Il convient de rappeler que ce soliloque exclamatif succède temporellement et séquentiellement à une plainte de Justine concernant le désordre sur la table du salon. Le lien entre la difficulté à trouver un objet dans un environnement désordonné, et celle liée au besoin de classification préalable en vue d’un ordonnancement matériel, peut emmener ainsi à une dernière réflexion sur la profonde continuité entre discours interne et discours public, souvent observée dans la sphère domestique.

406.

Comme le rappelle Goffman, une exclamation de ce type est un acte ritualisé, une énonciation conventionnelle à la finalité informative qui au sens linguistique et propositionnel, ne sont pas des énoncés (Goffman, 1987 : 117) :

incapables de modeler le monde comme nous le souhaitons, nous transférons nos manipulations au canal verbal et manifestons notre attitude à l’égard d’évènements, manifestation qui prend la forme condensée, tronquée, d’une expérience articulée, discrète et non lexicalisé (Goffman, 1987 : 108-109).

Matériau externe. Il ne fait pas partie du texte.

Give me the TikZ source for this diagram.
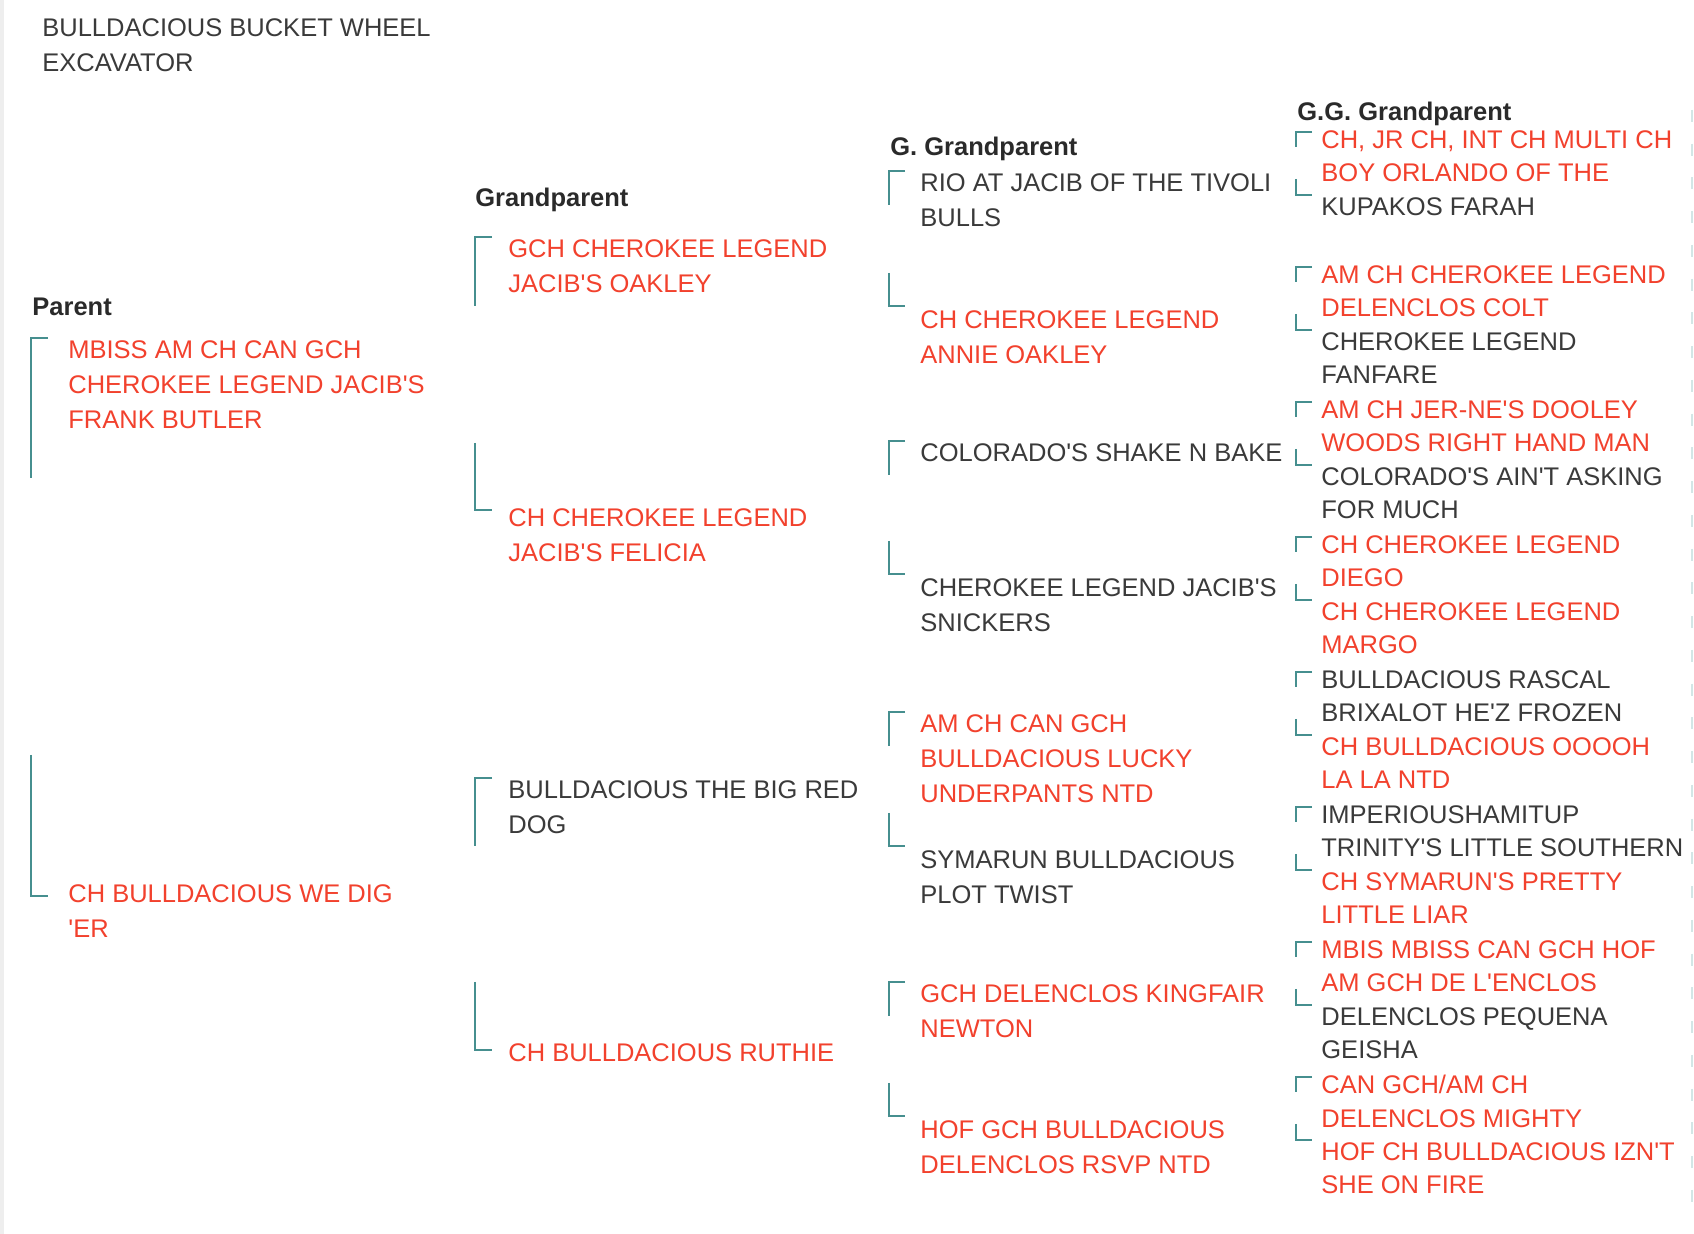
\documentclass[tikz,border=0pt]{standalone}
\usepackage{fontspec}
\setmainfont{Liberation Sans}
\usetikzlibrary{calc}

\definecolor{champred}{HTML}{F2412D}
\definecolor{dogink}{HTML}{3A3A3A}
\definecolor{headink}{HTML}{2A2A2A}
\definecolor{bracketteal}{HTML}{468F8F}
\definecolor{edgegray}{HTML}{EEEEEE}
\definecolor{edgeteal}{HTML}{D3E6E6}

\newcommand{\ap}{\textquotesingle}

\tikzset{
  dogname/.style={anchor=north west, inner sep=0pt, align=left, font=\fontsize{12.75pt}{17.5pt}\selectfont},
  champdog/.style={dogname, text=champred},
  plaindog/.style={dogname, text=dogink},
  ggrow/.style={font=\fontsize{12.75pt}{16.875pt}\selectfont},
  colhead/.style={anchor=north west, inner sep=0pt, text=headink, font=\fontsize{12.75pt}{17.5pt}\selectfont\bfseries},
  brk/.style={draw=bracketteal, line width=1pt},
}

\begin{document}
\begin{tikzpicture}[x=0.5pt, y=-0.5pt]
	\useasboundingbox (0,0) rectangle (1694,1234);
	\fill[white] (0,0) rectangle (1694,1234);
	\fill[edgegray] (0,0) rectangle (4,1234);
	\draw[edgeteal, line width=0.75pt, dash pattern=on 6pt off 10.875pt] (1692,110) -- (1692,1216);

	% Title and headings
	\node[plaindog] at (42,18) (title) {BULLDACIOUS BUCKET WHEEL\\EXCAVATOR};
	\node[colhead] at (32,298) (hP) {Parent};
	\node[colhead] at (475,188) (hGP) {Grandparent};
	\node[colhead] at (890,137) (hGGP) {G. Grandparent};
	\node[colhead] at (1297,102) (hGG) {G.G. Grandparent};

	% Parents
	\node[champdog] at (68,340) (p1) {MBISS AM CH CAN GCH\\CHEROKEE LEGEND JACIB\ap S\\FRANK BUTLER};
	\node[champdog] at (68,884) (p2) {CH BULLDACIOUS WE DIG\\\ap ER};

	% Grandparents
	\node[champdog] at (508,239) (gp1) {GCH CHEROKEE LEGEND\\JACIB\ap S OAKLEY};
	\node[champdog] at (508,508) (gp2) {CH CHEROKEE LEGEND\\JACIB\ap S FELICIA};
	\node[plaindog] at (508,780) (gp3) {BULLDACIOUS THE BIG RED\\DOG};
	\node[champdog] at (508,1043) (gp4) {CH BULLDACIOUS RUTHIE};

	% Great grandparents
	\node[plaindog] at (920,173) (ggp1) {RIO AT JACIB OF THE TIVOLI\\BULLS};
	\node[champdog] at (920,310) (ggp2) {CH CHEROKEE LEGEND\\ANNIE OAKLEY};
	\node[plaindog] at (920,443) (ggp3) {COLORADO\ap S SHAKE N BAKE};
	\node[plaindog] at (920,578) (ggp4) {CHEROKEE LEGEND JACIB\ap S\\SNICKERS};
	\node[champdog] at (920,714) (ggp5) {AM CH CAN GCH\\BULLDACIOUS LUCKY\\UNDERPANTS NTD};
	\node[plaindog] at (920,850) (ggp6) {SYMARUN BULLDACIOUS\\PLOT TWIST};
	\node[champdog] at (920,984) (ggp7) {GCH DELENCLOS KINGFAIR\\NEWTON};
	\node[champdog] at (920,1120) (ggp8) {HOF GCH BULLDACIOUS\\DELENCLOS RSVP NTD};

	% Great great grandparents
	\node[champdog, ggrow] at (1321,130) (gg1) {CH, JR CH, INT CH MULTI CH\\BOY ORLANDO OF THE};
	\node[plaindog, ggrow] at (1321,197) (gg2) {KUPAKOS FARAH};
	\node[champdog, ggrow] at (1321,265) (gg3) {AM CH CHEROKEE LEGEND\\DELENCLOS COLT};
	\node[plaindog, ggrow] at (1321,332) (gg4) {CHEROKEE LEGEND\\FANFARE};
	\node[champdog, ggrow] at (1321,400) (gg5) {AM CH JER-NE\ap S DOOLEY\\WOODS RIGHT HAND MAN};
	\node[plaindog, ggrow] at (1321,467) (gg6) {COLORADO\ap S AIN\ap T ASKING\\FOR MUCH};
	\node[champdog, ggrow] at (1321,535) (gg7) {CH CHEROKEE LEGEND\\DIEGO};
	\node[champdog, ggrow] at (1321,602) (gg8) {CH CHEROKEE LEGEND\\MARGO};
	\node[plaindog, ggrow] at (1321,670) (gg9) {BULLDACIOUS RASCAL\\BRIXALOT HE\ap Z FROZEN};
	\node[champdog, ggrow] at (1321,737) (gg10) {CH BULLDACIOUS OOOOH\\LA LA NTD};
	\node[plaindog, ggrow] at (1321,805) (gg11) {IMPERIOUSHAMITUP\\TRINITY\ap S LITTLE SOUTHERN};
	\node[champdog, ggrow] at (1321,872) (gg12) {CH SYMARUN\ap S PRETTY\\LITTLE LIAR};
	\node[champdog, ggrow] at (1321,940) (gg13) {MBIS MBISS CAN GCH HOF\\AM GCH DE L\ap ENCLOS};
	\node[plaindog, ggrow] at (1321,1007) (gg14) {DELENCLOS PEQUENA\\GEISHA};
	\node[champdog, ggrow] at (1321,1075) (gg15) {CAN GCH/AM CH\\DELENCLOS MIGHTY};
	\node[champdog, ggrow] at (1321,1142) (gg16) {HOF CH BULLDACIOUS IZN\ap T\\SHE ON FIRE};

	% Brackets
	\draw[brk] ($(p1.north west)+(-20,-2)$) -| ($(p1.north west)+(-37,138)$);
	\draw[brk] ($(p2.north west)+(-37,-129)$) |- ($(p2.north west)+(-20,12)$);
	\draw[brk] ($(gp1.north west)+(-16,-2)$) -| ($(gp1.north west)+(-33,67)$);
	\draw[brk] ($(gp2.north west)+(-33,-65)$) |- ($(gp2.north west)+(-16,2)$);
	\draw[brk] ($(gp3.north west)+(-16,-2)$) -| ($(gp3.north west)+(-33,66)$);
	\draw[brk] ($(gp4.north west)+(-33,-61)$) |- ($(gp4.north west)+(-16,7)$);
	\draw[brk] ($(ggp1.north west)+(-15,-2)$) -| ($(ggp1.north west)+(-31,32)$);
	\draw[brk] ($(ggp2.north west)+(-31,-37)$) |- ($(ggp2.north west)+(-15,-4)$);
	\draw[brk] ($(ggp3.north west)+(-15,-2)$) -| ($(ggp3.north west)+(-31,32)$);
	\draw[brk] ($(ggp4.north west)+(-31,-37)$) |- ($(ggp4.north west)+(-15,-4)$);
	\draw[brk] ($(ggp5.north west)+(-15,-2)$) -| ($(ggp5.north west)+(-31,32)$);
	\draw[brk] ($(ggp6.north west)+(-31,-37)$) |- ($(ggp6.north west)+(-15,-4)$);
	\draw[brk] ($(ggp7.north west)+(-15,-2)$) -| ($(ggp7.north west)+(-31,32)$);
	\draw[brk] ($(ggp8.north west)+(-31,-37)$) |- ($(ggp8.north west)+(-15,-4)$);
	\draw[brk] ($(gg1.north west)+(-9,2)$) -| ($(gg1.north west)+(-25,17)$);
	\draw[brk] ($(gg2.north west)+(-25,-18)$) |- ($(gg2.north west)+(-9,-2)$);
	\draw[brk] ($(gg3.north west)+(-9,2)$) -| ($(gg3.north west)+(-25,17)$);
	\draw[brk] ($(gg4.north west)+(-25,-18)$) |- ($(gg4.north west)+(-9,-2)$);
	\draw[brk] ($(gg5.north west)+(-9,2)$) -| ($(gg5.north west)+(-25,17)$);
	\draw[brk] ($(gg6.north west)+(-25,-18)$) |- ($(gg6.north west)+(-9,-2)$);
	\draw[brk] ($(gg7.north west)+(-9,2)$) -| ($(gg7.north west)+(-25,17)$);
	\draw[brk] ($(gg8.north west)+(-25,-18)$) |- ($(gg8.north west)+(-9,-2)$);
	\draw[brk] ($(gg9.north west)+(-9,2)$) -| ($(gg9.north west)+(-25,17)$);
	\draw[brk] ($(gg10.north west)+(-25,-18)$) |- ($(gg10.north west)+(-9,-2)$);
	\draw[brk] ($(gg11.north west)+(-9,2)$) -| ($(gg11.north west)+(-25,17)$);
	\draw[brk] ($(gg12.north west)+(-25,-18)$) |- ($(gg12.north west)+(-9,-2)$);
	\draw[brk] ($(gg13.north west)+(-9,2)$) -| ($(gg13.north west)+(-25,17)$);
	\draw[brk] ($(gg14.north west)+(-25,-18)$) |- ($(gg14.north west)+(-9,-2)$);
	\draw[brk] ($(gg15.north west)+(-9,2)$) -| ($(gg15.north west)+(-25,17)$);
	\draw[brk] ($(gg16.north west)+(-25,-18)$) |- ($(gg16.north west)+(-9,-2)$);

\end{tikzpicture}
\end{document}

Il remarque aussi que ces différents jeux de réponses (ouïe, oups, ho là là/oulala, etc.) sont possibles car il s’agit de vocalisations autorisant l’auditeur à traiter ces sons comme n’exigeant aucune réplique verbale particulière.

407.

C’est à dire apporter des aliments pour la préparation du dîner des autres enfants, refroidir une bouteille vraisemblablement destinée à la soirée à l’extérieur, reprendre un échange conversationnel avec Simon.

408.

Ceci est explicitement observable peu après, lorsque Simon répond depuis le salon à une question posée par Justine à Arthur (et occupant sa position de répondant), en disant à Justine qu’elle « s’est faite avoir ».

409.

Le co-participant censé avoir entendu la partie soliloquée, n’a pas les droits/devoirs à l’égard de la communication conventionnelle de la seconde partie (Goffman, 1987 : 120). Malgré son jeune age, le comportement d’Arthur semble épouser cette règle interactionnelle.

410.

On retrouve ici les « voix » de Bakhtine (1981), en tant que phénomènes structurants du contexte. Le concept de voix pointe le fait que des expressions et des traits linguistiques particuliers peuvent « encoder » des attitudes, humeurs, états psychologiques et distanciations sociales particuliers. Il fait ainsi référence à la capacité à rapporter des discours (y compris dans leurs aspects physiques, acoustiques, spécifiques), et à ajuster sa propre production à des types de personnes ou à des types de situations discursives données (genre ou type discursif). Dans l’extrait que nous venons de voir, les variations vocales de Justine dessinent différentes voix qui signalent des traits contextuels et interactionnels changeants, au fil de l’échange.

411.

Comme le soulignent Fatigante, Fasulo et Pontecorvo (2004), le champ notionnel dialogique est un levier analytique en psychologie développementale, notamment, dans la mesure où les voix sont un véhicule de socialisation, les enfants grandissant dans un monde de discours possibles qu’ils apprennent à performer de manière située et appropriée (ibid. : 42).